Supplied data -
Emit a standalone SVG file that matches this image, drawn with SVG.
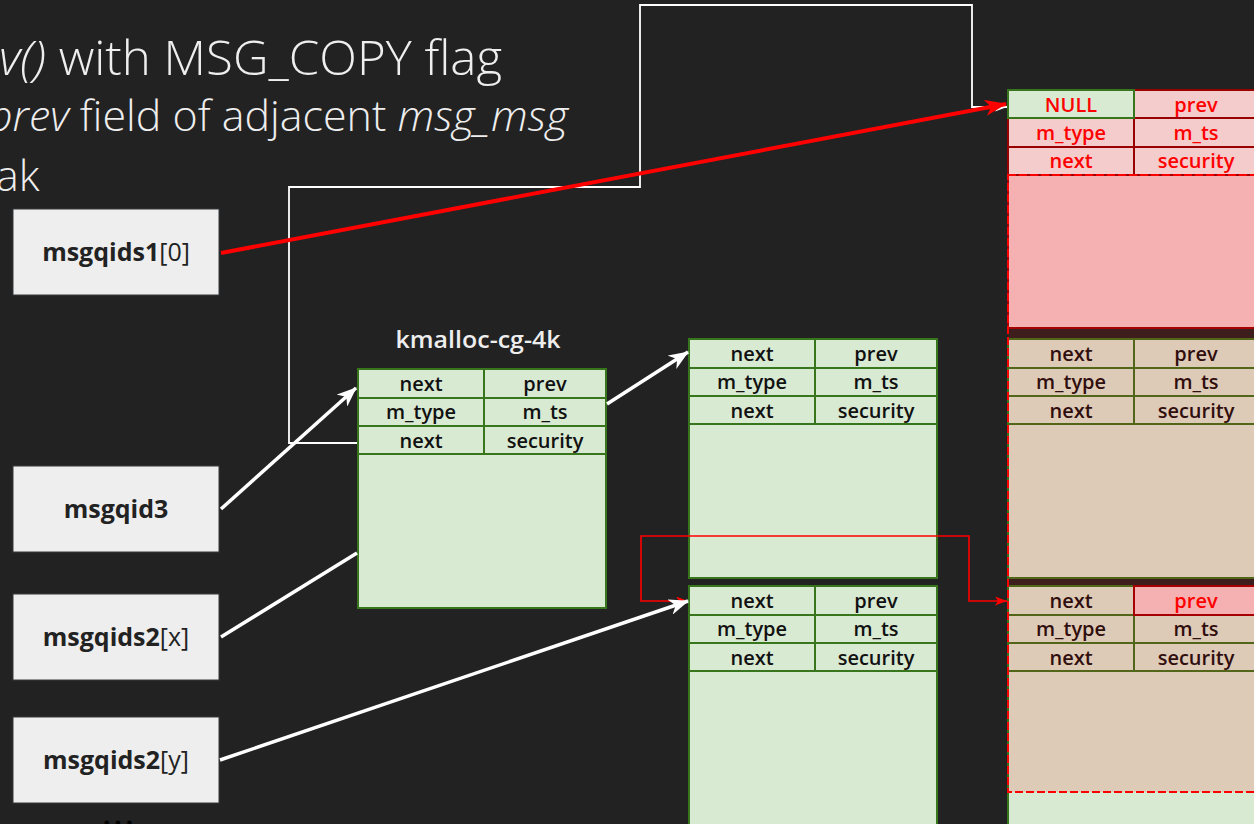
...
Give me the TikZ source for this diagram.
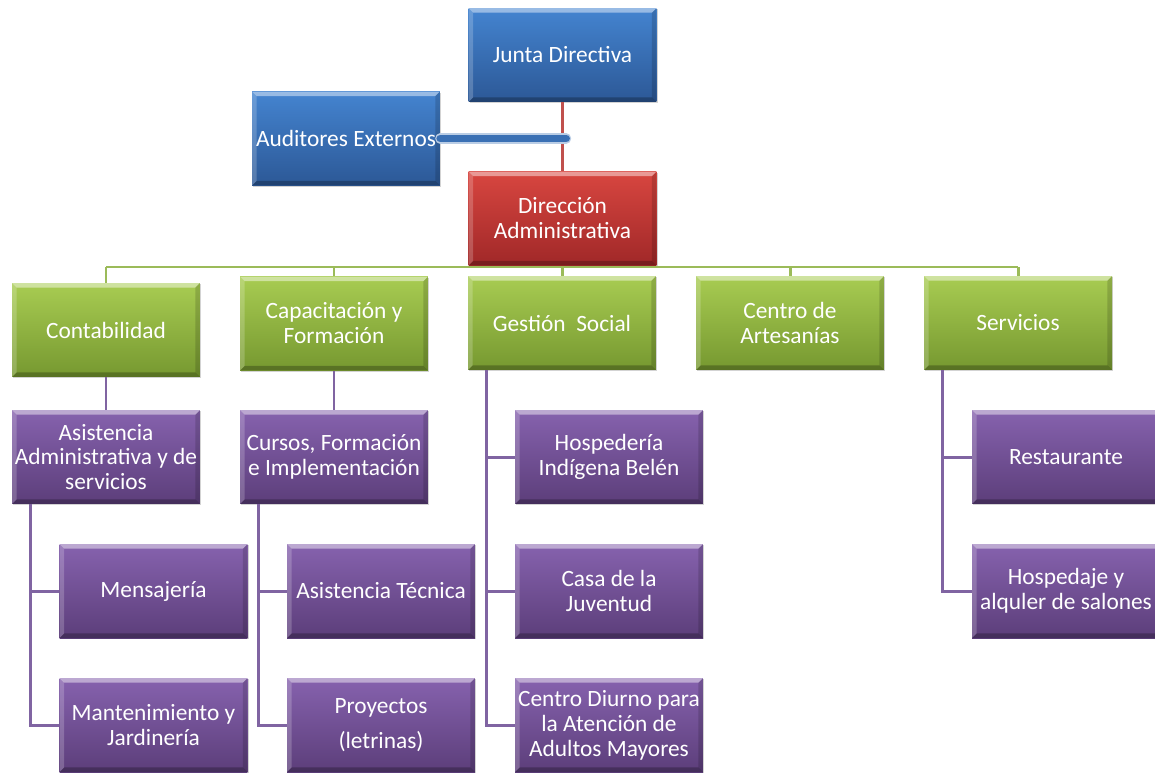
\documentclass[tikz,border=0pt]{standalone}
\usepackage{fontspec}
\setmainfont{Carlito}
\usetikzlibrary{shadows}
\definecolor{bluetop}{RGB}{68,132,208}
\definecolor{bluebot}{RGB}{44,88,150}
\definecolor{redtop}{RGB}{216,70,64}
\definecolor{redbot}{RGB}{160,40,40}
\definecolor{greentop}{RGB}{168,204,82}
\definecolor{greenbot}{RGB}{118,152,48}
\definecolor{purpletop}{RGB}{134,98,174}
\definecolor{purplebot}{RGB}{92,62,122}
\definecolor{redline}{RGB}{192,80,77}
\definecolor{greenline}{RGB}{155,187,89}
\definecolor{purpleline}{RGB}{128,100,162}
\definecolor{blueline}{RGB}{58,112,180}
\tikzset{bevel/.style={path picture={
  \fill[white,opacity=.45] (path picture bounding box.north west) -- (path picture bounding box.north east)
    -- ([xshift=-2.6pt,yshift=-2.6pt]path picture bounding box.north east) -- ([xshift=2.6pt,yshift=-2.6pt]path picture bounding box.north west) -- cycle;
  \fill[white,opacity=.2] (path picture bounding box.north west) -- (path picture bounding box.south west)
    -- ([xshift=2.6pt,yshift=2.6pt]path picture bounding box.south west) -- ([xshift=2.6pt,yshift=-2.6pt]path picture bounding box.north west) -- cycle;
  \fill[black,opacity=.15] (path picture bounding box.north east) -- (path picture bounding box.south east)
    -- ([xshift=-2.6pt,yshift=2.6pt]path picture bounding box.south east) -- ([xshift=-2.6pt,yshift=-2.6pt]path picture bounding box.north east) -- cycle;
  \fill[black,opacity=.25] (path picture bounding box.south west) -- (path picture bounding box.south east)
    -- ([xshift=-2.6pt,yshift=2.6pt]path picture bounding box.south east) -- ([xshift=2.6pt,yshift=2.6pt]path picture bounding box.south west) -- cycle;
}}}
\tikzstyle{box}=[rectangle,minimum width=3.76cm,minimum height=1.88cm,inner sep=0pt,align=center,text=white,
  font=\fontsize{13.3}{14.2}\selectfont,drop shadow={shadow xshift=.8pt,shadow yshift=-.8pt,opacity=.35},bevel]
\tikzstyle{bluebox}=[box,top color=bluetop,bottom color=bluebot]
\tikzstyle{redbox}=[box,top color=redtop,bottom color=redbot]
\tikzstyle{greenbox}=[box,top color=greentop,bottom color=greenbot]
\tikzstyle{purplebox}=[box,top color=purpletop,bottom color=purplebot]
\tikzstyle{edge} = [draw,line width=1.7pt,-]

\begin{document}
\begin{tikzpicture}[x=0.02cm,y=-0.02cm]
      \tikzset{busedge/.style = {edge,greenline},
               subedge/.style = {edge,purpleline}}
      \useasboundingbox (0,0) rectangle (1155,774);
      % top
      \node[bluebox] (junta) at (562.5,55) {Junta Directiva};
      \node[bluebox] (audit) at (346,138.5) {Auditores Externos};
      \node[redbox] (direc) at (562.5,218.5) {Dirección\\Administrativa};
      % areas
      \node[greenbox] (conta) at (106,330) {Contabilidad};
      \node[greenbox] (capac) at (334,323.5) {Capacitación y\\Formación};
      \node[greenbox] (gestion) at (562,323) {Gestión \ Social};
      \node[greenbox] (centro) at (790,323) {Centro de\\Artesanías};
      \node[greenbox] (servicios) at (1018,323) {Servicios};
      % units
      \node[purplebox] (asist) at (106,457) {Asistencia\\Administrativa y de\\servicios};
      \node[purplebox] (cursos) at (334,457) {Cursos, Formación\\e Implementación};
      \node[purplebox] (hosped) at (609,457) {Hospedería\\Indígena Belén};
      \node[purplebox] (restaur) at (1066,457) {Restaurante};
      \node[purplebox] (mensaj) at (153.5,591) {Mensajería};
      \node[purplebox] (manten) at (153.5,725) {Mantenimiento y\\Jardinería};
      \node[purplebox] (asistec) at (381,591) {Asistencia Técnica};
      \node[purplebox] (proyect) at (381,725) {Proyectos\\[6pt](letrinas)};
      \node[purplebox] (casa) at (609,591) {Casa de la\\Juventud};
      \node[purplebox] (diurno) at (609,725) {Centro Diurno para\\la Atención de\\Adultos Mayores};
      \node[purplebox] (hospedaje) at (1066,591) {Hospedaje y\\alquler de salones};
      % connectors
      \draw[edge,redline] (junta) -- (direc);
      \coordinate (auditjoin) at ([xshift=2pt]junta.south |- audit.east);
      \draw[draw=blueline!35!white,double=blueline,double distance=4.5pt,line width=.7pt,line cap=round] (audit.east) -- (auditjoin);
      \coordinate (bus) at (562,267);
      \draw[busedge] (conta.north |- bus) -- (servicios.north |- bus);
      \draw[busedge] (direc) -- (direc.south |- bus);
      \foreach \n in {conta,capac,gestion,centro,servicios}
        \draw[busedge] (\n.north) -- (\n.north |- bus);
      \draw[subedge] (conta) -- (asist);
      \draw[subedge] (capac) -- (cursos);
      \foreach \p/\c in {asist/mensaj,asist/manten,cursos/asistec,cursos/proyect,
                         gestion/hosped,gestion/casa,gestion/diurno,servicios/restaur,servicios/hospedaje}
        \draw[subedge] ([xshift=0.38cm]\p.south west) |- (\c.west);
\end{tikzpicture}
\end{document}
==
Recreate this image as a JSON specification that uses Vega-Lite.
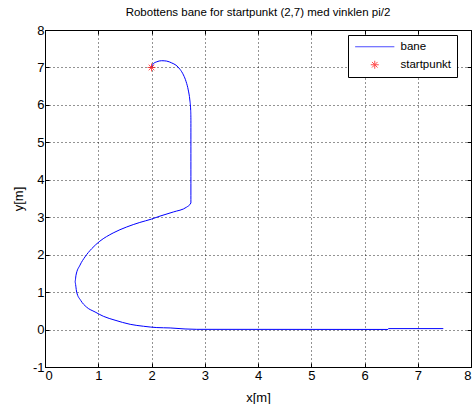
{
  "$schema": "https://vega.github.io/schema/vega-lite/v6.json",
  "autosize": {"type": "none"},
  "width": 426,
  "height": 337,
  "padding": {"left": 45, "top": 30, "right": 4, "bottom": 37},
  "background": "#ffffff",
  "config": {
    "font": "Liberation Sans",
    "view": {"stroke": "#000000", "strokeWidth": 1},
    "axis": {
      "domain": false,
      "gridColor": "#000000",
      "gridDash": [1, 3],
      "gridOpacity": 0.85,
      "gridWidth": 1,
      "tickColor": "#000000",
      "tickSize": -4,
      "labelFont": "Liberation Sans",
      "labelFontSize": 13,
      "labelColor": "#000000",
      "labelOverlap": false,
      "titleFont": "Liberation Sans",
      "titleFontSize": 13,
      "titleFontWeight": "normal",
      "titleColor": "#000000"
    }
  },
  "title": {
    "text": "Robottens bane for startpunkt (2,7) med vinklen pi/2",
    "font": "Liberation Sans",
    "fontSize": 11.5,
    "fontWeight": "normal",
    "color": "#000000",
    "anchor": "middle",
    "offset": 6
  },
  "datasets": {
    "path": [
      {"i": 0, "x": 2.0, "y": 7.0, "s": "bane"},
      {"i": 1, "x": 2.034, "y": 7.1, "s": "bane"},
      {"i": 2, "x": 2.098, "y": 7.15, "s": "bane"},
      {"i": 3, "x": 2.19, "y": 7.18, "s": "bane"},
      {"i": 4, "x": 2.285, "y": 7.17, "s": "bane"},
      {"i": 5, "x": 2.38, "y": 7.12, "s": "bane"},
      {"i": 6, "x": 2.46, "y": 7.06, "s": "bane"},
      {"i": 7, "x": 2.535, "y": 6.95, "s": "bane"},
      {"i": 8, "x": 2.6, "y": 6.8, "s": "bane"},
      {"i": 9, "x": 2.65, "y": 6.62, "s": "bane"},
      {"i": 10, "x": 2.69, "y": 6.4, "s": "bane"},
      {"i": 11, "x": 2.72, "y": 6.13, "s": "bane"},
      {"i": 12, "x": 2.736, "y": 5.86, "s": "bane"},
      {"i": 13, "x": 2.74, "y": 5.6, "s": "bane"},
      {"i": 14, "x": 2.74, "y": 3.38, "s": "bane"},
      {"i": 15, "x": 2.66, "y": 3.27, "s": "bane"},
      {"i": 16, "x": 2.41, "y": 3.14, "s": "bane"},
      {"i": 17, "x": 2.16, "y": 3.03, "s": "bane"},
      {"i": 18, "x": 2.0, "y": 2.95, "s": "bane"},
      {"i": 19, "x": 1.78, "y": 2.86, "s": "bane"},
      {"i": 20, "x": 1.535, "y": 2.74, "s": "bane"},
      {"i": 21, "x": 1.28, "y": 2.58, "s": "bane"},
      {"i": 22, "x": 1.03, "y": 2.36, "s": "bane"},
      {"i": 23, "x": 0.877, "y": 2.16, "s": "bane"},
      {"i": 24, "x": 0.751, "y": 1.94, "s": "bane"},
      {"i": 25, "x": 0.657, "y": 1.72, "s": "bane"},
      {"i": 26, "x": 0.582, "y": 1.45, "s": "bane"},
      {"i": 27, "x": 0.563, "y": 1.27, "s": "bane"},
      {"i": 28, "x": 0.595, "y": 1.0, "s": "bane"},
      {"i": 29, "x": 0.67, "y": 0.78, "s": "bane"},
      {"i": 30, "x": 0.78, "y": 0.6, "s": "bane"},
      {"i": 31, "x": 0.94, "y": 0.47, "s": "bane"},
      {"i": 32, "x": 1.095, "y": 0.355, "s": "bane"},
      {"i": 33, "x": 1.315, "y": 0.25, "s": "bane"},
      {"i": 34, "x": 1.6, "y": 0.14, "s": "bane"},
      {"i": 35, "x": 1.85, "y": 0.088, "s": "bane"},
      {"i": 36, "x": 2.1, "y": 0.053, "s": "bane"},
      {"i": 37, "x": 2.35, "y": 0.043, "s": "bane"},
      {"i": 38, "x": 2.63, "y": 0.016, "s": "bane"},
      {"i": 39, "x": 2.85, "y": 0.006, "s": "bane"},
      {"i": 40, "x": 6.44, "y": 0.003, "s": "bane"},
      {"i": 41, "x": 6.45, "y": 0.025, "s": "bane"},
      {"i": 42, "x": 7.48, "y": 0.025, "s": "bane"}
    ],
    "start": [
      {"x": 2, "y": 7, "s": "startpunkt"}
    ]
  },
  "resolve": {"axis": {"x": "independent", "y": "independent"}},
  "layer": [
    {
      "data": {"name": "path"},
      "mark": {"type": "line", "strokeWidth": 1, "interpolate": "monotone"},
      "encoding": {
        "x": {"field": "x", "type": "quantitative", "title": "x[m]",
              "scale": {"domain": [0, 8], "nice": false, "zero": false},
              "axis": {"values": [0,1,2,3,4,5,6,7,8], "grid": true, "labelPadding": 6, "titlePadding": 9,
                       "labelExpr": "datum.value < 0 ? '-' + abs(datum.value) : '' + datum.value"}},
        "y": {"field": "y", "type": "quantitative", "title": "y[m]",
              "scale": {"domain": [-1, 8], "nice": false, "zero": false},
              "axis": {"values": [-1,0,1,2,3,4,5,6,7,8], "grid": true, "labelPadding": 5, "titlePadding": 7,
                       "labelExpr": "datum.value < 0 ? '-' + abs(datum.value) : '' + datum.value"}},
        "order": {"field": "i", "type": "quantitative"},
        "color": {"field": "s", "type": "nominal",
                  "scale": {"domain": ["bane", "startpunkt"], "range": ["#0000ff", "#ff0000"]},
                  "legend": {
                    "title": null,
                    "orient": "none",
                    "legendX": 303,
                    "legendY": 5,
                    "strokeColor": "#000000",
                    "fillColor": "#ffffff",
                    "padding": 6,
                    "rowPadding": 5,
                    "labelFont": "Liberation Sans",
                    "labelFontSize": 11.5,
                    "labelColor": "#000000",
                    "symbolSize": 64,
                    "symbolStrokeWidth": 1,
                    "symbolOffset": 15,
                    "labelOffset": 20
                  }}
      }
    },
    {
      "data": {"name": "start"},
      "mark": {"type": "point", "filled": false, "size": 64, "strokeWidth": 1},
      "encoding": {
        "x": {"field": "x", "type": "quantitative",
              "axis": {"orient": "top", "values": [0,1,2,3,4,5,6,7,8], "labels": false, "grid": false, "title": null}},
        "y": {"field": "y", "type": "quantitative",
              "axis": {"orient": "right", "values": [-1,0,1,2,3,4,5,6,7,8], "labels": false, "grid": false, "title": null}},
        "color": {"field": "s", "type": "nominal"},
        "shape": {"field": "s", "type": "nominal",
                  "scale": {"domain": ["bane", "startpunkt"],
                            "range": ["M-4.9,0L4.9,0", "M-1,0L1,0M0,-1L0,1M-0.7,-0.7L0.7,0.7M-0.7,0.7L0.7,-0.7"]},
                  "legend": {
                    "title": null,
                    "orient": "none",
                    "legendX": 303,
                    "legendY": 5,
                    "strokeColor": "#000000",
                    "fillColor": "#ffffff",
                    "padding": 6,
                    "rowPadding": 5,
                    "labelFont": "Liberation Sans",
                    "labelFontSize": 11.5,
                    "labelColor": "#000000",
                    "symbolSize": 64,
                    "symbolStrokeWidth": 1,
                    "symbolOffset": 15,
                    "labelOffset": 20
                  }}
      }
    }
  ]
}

Written task - Copy every line above in which the string "that" shows up.

Written solution -
Emit a standalone SVG file that matches this image, drawn with SVG.
Recreate this image as a JSON specification that uses Vega-Lite.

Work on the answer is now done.